How delicious it is?
Pho is a lot easier to make than banh canh, Tuyet said. The thickness has to be just right. There are more steps involved, and careful control is required in the heating and addition of ingredients. Most of Ut Coi’s seafood is sourced from the northern shore, but the crab comes from down south — it’s best there, Tuyet said.
The broth’s sweetness — more evidence of its southern origins — comes from the fresh crab, as well as a little sugar. It’s also made with pork bone, garlic, dried shrimp and squid. Floating in the broth are fresh herbs, green onion, sliced pork, a shrimp and a quail egg. It comes with more fresh herbs on the side — a big plus in my book.

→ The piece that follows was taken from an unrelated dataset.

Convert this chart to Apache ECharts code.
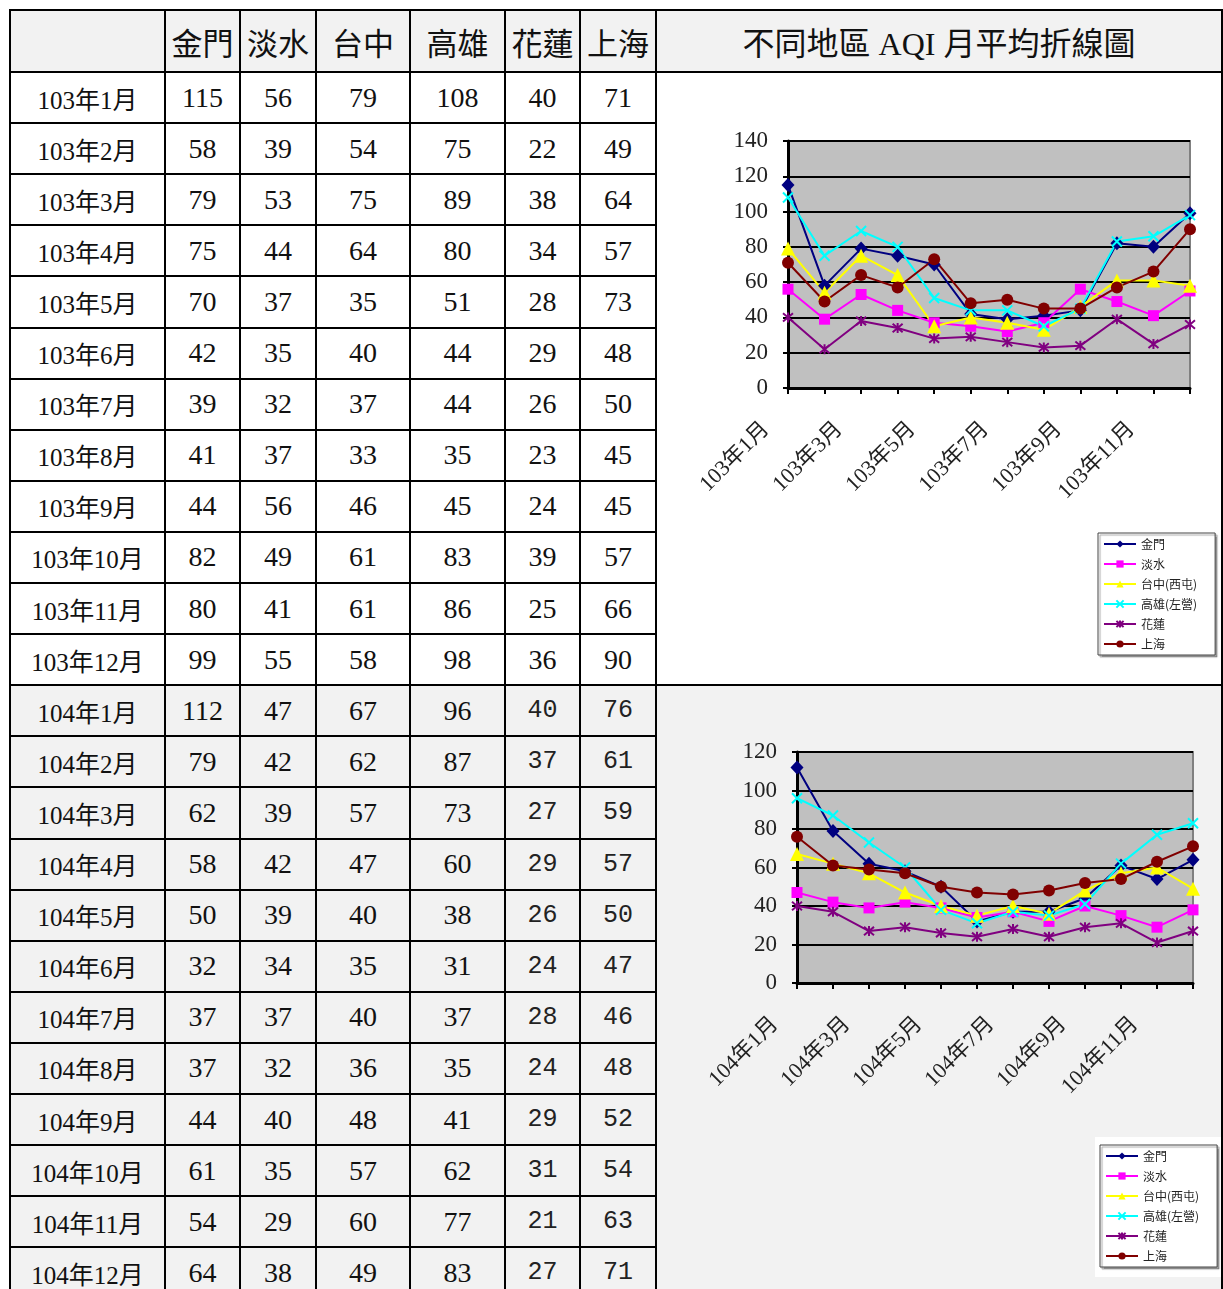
<!DOCTYPE html>
<html>
<head>
<meta charset="utf-8">
<script src="https://cdn.jsdelivr.net/npm/echarts@6/dist/echarts.min.js"></script>
<style>
  html, body { margin: 0; padding: 0; background: #fff; overflow: hidden; }
  #page { position: relative; width: 1223px; height: 1289px; overflow: hidden; }
  .cell { position: absolute; display: flex; align-items: center; justify-content: center;
          color: #111; white-space: nowrap; }
  .hdr { font-family: "Times New Roman", "Liberation Serif", "Noto Sans CJK TC", serif; font-size: 31px; }
  .ttl { font-family: "Times New Roman", "Liberation Serif", "Noto Sans CJK TC", serif; font-size: 32px; }
  .lbl { font-family: "Times New Roman", "Liberation Serif", "Noto Sans CJK TC", serif; font-size: 25px; }
  .num { font-family: "Times New Roman", "Liberation Serif", serif; font-size: 28px; }
  .mono { font-family: "Liberation Mono", monospace; font-size: 25px; color: #222; }
  .line { position: absolute; background: #000; }
  .chart { position: absolute; }
</style>
</head>
<body>
<div id="page"></div>
<script>
// ---- data ----
const cities = ['金門', '淡水', '台中', '高雄', '花蓮', '上海'];
const legendNames = ['金門', '淡水', '台中(西屯)', '高雄(左營)', '花蓮', '上海'];
const chartTitle = '不同地區 AQI 月平均折線圖';

const months103 = ['103年1月', '103年2月', '103年3月', '103年4月', '103年5月', '103年6月',
                   '103年7月', '103年8月', '103年9月', '103年10月', '103年11月', '103年12月'];
const months104 = ['104年1月', '104年2月', '104年3月', '104年4月', '104年5月', '104年6月',
                   '104年7月', '104年8月', '104年9月', '104年10月', '104年11月', '104年12月'];

const kinmen103    = [115, 58, 79, 75, 70, 42, 39, 41, 44, 82, 80, 99];
const tamsui103    = [56, 39, 53, 44, 37, 35, 32, 37, 56, 49, 41, 55];
const taichung103  = [79, 54, 75, 64, 35, 40, 37, 33, 46, 61, 61, 58];
const kaohsiung103 = [108, 75, 89, 80, 51, 44, 44, 35, 45, 83, 86, 98];
const hualien103   = [40, 22, 38, 34, 28, 29, 26, 23, 24, 39, 25, 36];
const shanghai103  = [71, 49, 64, 57, 73, 48, 50, 45, 45, 57, 66, 90];

const kinmen104    = [112, 79, 62, 58, 50, 32, 37, 37, 44, 61, 54, 64];
const tamsui104    = [47, 42, 39, 42, 39, 34, 37, 32, 40, 35, 29, 38];
const taichung104  = [67, 62, 57, 47, 40, 35, 40, 36, 48, 57, 60, 49];
const kaohsiung104 = [96, 87, 73, 60, 38, 31, 37, 35, 41, 62, 77, 83];
const hualien104   = [40, 37, 27, 29, 26, 24, 28, 24, 29, 31, 21, 27];
const shanghai104  = [76, 61, 59, 57, 50, 47, 46, 48, 52, 54, 63, 71];

const yMax103 = 140;
const yMax104 = 120;
const yStep = 20;

// ---- table layout ----
const colEdges = [10, 165, 240, 316, 410, 505, 580, 656, 1222];
const tableTop = 10;
const headerBottom = 72;
const rowH = 51.1;
const rowEdge = i => headerBottom + i * rowH;
const grayBg = '#f2f2f2';

const page = document.getElementById('page');
function box(cls, x0, y0, x1, y1, text, bg) {
  const d = document.createElement('div');
  d.className = cls;
  d.style.left = x0 + 'px';
  d.style.top = y0 + 'px';
  d.style.width = (x1 - x0) + 'px';
  d.style.height = (y1 - y0) + 'px';
  if (bg) d.style.background = bg;
  if (text !== undefined) d.textContent = text;
  page.appendChild(d);
  return d;
}

// backgrounds
box('cell', colEdges[0], tableTop, colEdges[8], headerBottom, undefined, grayBg);
box('cell', colEdges[0], rowEdge(12), colEdges[8], 1300, undefined, grayBg);

// header
for (let c = 0; c < cities.length; c++) {
  box('cell hdr', colEdges[c + 1], tableTop, colEdges[c + 2], headerBottom, cities[c]);
}
box('cell ttl', colEdges[7], tableTop, colEdges[8], headerBottom, chartTitle);

// body rows
const year103 = [kinmen103, tamsui103, taichung103, kaohsiung103, hualien103, shanghai103];
const year104 = [kinmen104, tamsui104, taichung104, kaohsiung104, hualien104, shanghai104];
function fillRows(months, cols, startRow, monoFrom) {
  months.forEach((m, i) => {
    const y0 = rowEdge(startRow + i), y1 = rowEdge(startRow + i + 1);
    box('cell lbl', colEdges[0], y0, colEdges[1], y1, m);
    cols.forEach((arr, c) => {
      const cls = c >= monoFrom ? 'cell mono' : 'cell num';
      box(cls, colEdges[c + 1], y0, colEdges[c + 2], y1, String(arr[i]));
    });
  });
}
fillRows(months103, year103, 0, 99);
fillRows(months104, year104, 12, 4);

// grid lines of the table
const lw = 2;
colEdges.forEach(x => box('line', x - 1, tableTop - 1, x - 1 + lw, 1300));
box('line', colEdges[0] - 1, tableTop - 1, colEdges[8] + 1, tableTop - 1 + lw);
box('line', colEdges[0] - 1, headerBottom - 1, colEdges[8] + 1, headerBottom - 1 + lw);
for (let i = 1; i < 24; i++) {
  const y = rowEdge(i);
  const xr = (i === 12) ? colEdges[8] + 1 : colEdges[7] + 1;
  box('line', colEdges[0] - 1, y - 1, xr, y - 1 + lw);
}

// ---- charts ----
const seriesStyles = [
  { color: '#000080', symbol: 'diamond', size: [13, 14] },
  { color: '#ff00ff', symbol: 'rect', size: 11 },
  { color: '#ffff00', symbol: 'triangle', size: 14 },
  { color: '#00ffff', symbol: 'path://M0,0L10,10M10,0L0,10', size: 10, stroke: true },
  { color: '#800080', symbol: 'path://M0,0L10,10M10,0L0,10M5,-1L5,11', size: 10, stroke: true },
  { color: '#800000', symbol: 'circle', size: 12 }
];
const serif = '"Times New Roman", "Liberation Serif", "Noto Sans CJK TC", serif';

function makeChart(el, cats, data, yMax, g, lg, bgRect) {
  const chart = echarts.init(el, null, { renderer: 'canvas' });
  const series = data.map((arr, i) => {
    const s = seriesStyles[i];
    return {
      name: legendNames[i],
      type: 'line',
      data: arr,
      symbol: s.symbol,
      symbolSize: s.size,
      showAllSymbol: true,
      lineStyle: { color: s.color, width: 2 },
      itemStyle: s.stroke
        ? { color: s.color, borderColor: s.color, borderWidth: 2 }
        : { color: s.color, borderWidth: 0 },
      emphasis: { disabled: true }
    };
  });
  chart.setOption({
    animation: false,
    backgroundColor: 'transparent',
    graphic: bgRect ? [{
      type: 'rect', left: bgRect[0], top: bgRect[1], z: -1,
      shape: { width: bgRect[2], height: bgRect[3] },
      style: { fill: '#fff' }
    }] : [],
    grid: {
      left: g.left, top: g.top, width: g.width, height: g.height,
      show: true, backgroundColor: '#c0c0c0', borderColor: '#808080', borderWidth: 2
    },
    legend: {
      orient: 'vertical',
      left: lg.left, top: lg.top,
      data: legendNames,
      selectedMode: false,
      itemWidth: 32, itemHeight: 9, itemGap: 8,
      padding: [5, 18, 5, 5],
      backgroundColor: '#fff',
      borderColor: '#444', borderWidth: 1,
      shadowColor: 'rgba(0,0,0,0.35)', shadowOffsetX: 2, shadowOffsetY: 2, shadowBlur: 1,
      textStyle: { fontSize: 12, lineHeight: 12, color: '#222',
                   fontFamily: '"Noto Sans CJK TC", sans-serif' }
    },
    xAxis: {
      type: 'category',
      data: cats,
      boundaryGap: false,
      axisLine: { lineStyle: { color: '#000', width: 3 } },
      axisTick: { show: true, interval: 0, length: 6, lineStyle: { color: '#000', width: 2 } },
      axisLabel: {
        interval: 1, rotate: 45, fontSize: 22, margin: 16, padding: [0, 31, 0, 0],
        color: '#222', fontFamily: serif
      },
      splitLine: { show: false }
    },
    yAxis: {
      type: 'value',
      min: 0, max: yMax, interval: yStep,
      axisLine: { show: true, lineStyle: { color: '#000', width: 3 } },
      axisTick: { show: true, length: 5, lineStyle: { color: '#000', width: 2 } },
      axisLabel: { fontSize: 23, margin: 20, color: '#222', fontFamily: serif },
      splitLine: { show: true, lineStyle: { color: '#000', width: 2 } }
    },
    series: series
  });
  return chart;
}

// chart for year 103 (white cell)
const c1 = box('chart', 657, 73, 1221, 684);
makeChart(c1, months103, year103, yMax103,
  { left: 131, top: 68, width: 402, height: 247 },
  { left: 441, top: 460 }, null);

// chart for year 104 (gray cell)
const c2 = box('chart', 657, 687, 1221, 1289);
makeChart(c2, months104, year104, yMax104,
  { left: 140, top: 65, width: 396, height: 231 },
  { left: 443, top: 458 }, [438, 450, 127, 140]);
</script>
</body>
</html>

The small morsels of fresh crab I scooped up in each spoonful were extremely satisfying to someone used to the field crab crumbles of bun rieu cua (field crab noodle soup). The bits of crab shell were quite distracting at times, but not a deal-breaker. The broth was so tangy I forgot to add the extra essentials sitting on the table – lime and fresh chilli.
My friend and I also ordered the goi cuon tom thit (shrimp and pork spring rolls). They weren’t much to look at and the rice paper was quite sticky, but the dip was divine, made with pork, peanuts and black sauce. They also offer banh bot loc mang cay (bamboo shoot dumplings with tapioca starch), which have a strong black pepper flavour and are worth a try if you enjoy the pungent bamboo.
Ut Coi’s prices are affordable — VND55,000 for a bowl of seafood-laden soup. If you’re craving a bowl of noodles and seeking out a sweet southern alternative to your regular bun or pho, it’s worth a try.
Tuyet and Huong want to show diners a bit of traditional culture without the grimy reputation of street food, Tuyet said. Their establishment is reminiscent of a street food stall in terms of decor, but they are looking to divorce themselves from that image when it comes to hygiene. They see Ut Coi as a growing brand.
“We plan to expand, but not too many,” Tuyet added. “We want to do it in a very traditional way, not like a fast food restaurant, so we do it step-by-step, not so quickly.”